---------- RECORDED INFORMATION

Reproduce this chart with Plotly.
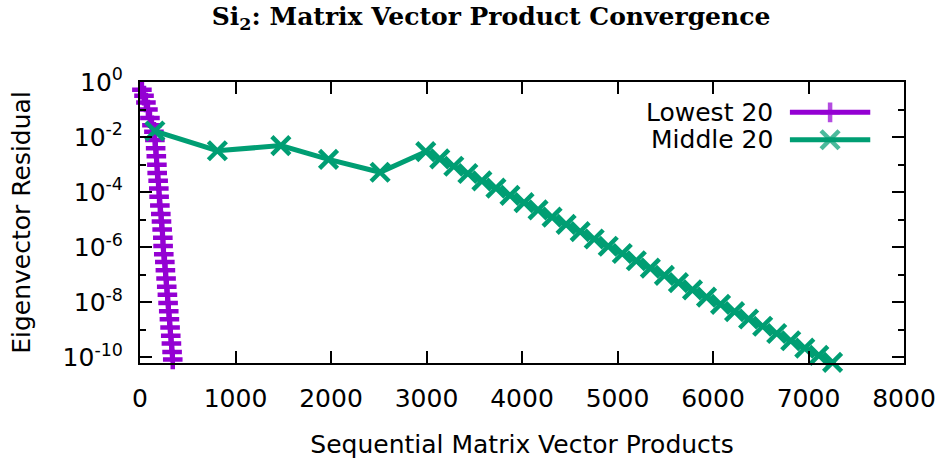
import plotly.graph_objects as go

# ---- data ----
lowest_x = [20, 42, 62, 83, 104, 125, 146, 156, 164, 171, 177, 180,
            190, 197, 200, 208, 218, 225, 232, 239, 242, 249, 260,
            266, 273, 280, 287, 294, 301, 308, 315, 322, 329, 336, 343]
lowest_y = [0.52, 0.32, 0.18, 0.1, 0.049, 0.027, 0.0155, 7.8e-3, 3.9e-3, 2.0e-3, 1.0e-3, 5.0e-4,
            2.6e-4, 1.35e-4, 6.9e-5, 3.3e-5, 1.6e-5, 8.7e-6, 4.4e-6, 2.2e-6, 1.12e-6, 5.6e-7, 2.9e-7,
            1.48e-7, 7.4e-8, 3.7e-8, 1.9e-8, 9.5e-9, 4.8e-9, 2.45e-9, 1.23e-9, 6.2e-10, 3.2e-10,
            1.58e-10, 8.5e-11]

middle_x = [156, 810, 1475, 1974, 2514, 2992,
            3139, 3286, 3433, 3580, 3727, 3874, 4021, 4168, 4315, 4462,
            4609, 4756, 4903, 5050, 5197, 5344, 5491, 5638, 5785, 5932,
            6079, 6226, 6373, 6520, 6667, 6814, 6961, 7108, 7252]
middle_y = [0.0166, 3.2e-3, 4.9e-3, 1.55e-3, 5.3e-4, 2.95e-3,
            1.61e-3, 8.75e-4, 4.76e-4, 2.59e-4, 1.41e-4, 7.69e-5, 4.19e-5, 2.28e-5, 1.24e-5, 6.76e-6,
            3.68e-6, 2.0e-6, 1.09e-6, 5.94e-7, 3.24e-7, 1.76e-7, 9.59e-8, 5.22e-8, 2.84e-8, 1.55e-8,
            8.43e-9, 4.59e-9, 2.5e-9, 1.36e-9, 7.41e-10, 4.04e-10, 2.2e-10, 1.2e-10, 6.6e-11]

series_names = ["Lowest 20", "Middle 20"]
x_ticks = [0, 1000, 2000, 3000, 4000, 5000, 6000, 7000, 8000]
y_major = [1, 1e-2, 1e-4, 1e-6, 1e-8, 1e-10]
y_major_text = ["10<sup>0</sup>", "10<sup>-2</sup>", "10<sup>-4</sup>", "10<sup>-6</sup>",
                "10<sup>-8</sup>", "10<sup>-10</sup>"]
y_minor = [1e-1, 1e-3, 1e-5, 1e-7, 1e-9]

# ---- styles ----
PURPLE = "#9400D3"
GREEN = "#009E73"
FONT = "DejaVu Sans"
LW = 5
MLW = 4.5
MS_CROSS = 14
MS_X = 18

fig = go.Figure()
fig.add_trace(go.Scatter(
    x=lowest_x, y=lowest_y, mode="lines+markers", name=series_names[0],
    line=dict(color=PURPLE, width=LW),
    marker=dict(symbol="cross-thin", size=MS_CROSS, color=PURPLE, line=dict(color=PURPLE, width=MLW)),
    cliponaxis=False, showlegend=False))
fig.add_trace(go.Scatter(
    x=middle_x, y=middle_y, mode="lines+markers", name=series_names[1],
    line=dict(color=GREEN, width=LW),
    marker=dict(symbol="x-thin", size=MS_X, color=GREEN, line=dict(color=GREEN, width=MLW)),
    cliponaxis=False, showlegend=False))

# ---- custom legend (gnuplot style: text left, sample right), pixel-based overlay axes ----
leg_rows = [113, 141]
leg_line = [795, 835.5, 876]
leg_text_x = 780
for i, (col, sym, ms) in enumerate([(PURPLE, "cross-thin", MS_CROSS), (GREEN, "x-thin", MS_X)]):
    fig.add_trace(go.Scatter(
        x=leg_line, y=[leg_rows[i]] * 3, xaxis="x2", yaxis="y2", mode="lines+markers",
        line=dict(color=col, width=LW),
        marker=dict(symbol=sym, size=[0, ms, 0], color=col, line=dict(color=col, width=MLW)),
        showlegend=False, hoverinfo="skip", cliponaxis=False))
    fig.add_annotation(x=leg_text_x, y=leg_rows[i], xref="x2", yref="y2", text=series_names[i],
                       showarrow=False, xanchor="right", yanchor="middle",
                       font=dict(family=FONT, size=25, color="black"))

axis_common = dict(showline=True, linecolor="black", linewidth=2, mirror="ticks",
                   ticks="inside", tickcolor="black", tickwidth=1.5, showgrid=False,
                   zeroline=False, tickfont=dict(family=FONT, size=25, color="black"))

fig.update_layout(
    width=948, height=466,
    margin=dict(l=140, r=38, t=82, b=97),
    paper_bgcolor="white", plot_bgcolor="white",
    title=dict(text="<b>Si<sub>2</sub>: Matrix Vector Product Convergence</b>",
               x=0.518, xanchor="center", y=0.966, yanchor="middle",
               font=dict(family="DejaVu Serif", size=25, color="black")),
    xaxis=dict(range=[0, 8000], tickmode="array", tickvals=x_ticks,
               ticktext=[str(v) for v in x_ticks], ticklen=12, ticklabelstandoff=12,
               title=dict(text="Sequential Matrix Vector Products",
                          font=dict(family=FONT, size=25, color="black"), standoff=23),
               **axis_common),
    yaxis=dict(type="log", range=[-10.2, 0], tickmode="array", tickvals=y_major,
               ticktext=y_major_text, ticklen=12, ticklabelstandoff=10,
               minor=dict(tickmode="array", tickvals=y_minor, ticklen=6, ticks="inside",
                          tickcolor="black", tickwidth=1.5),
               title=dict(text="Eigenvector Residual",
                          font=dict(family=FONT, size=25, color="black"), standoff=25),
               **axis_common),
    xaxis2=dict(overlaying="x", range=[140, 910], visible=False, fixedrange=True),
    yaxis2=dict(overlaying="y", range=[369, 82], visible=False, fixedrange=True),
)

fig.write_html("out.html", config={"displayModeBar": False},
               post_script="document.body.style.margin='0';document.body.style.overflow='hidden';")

--------------------

**SET EXERCISE:**
Repeat, with no pictures, each line from the beginning of the data through the line containing "import plotly.graph_objects as go", inclusive.

**SOLUTION:**
Reproduce this chart with Plotly.
import plotly.graph_objects as go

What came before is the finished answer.